Can someone please tell me why there are C-list stars in my dreams? I am never taking Tylenol PM again, even if I stay up for 3 days. I’ve worked 7 days straight, looking at another 5. My marbles are rolling around in my head, all loosey goosey like.

-xxoo

Bless my buttons

Today is stressful. I bet you people think my life is all fun and games, an endless blur of sucking champagne from the navels of cabana boys, but that’s a dirty lie. A misconception.

In a traumatic turn of events, I had to decide which stamp to use on my wedding invitation. I am allergic to my wedding anyway.

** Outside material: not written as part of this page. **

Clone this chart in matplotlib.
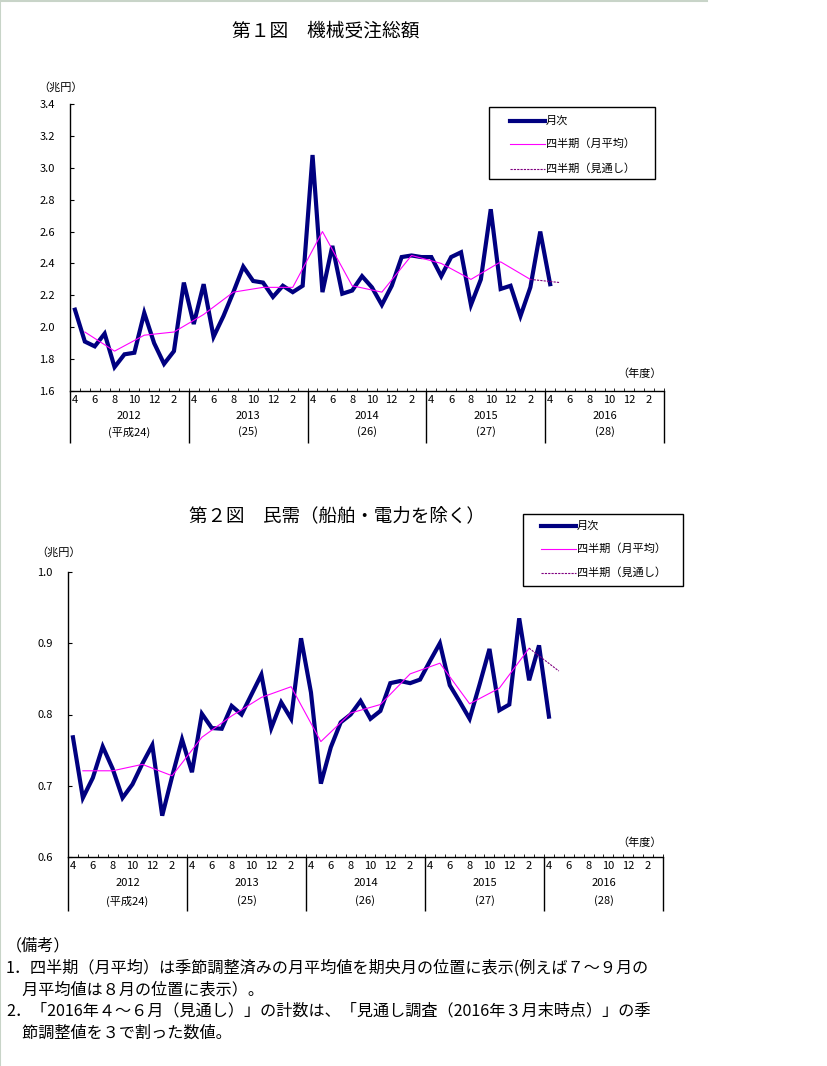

The invites that we thought we could do ourselves ended up requiring an emergency overnight trip to Sir Speedy for printing. Sir Speedy lived up to his royal image and did a great job though. After much hemming and hawing, I went with the Andy Warhol stamp.

I know I’m not legally married unless the invite bears a “Love” stamp, but nothing says “this is a big production that bores me terribly” like Andy. The best part is that the invite requires 2 stamps, so I can have a proper Andy diptych. And Mr. H pointed out that it “works with our color scheme.” We love it, yes we do.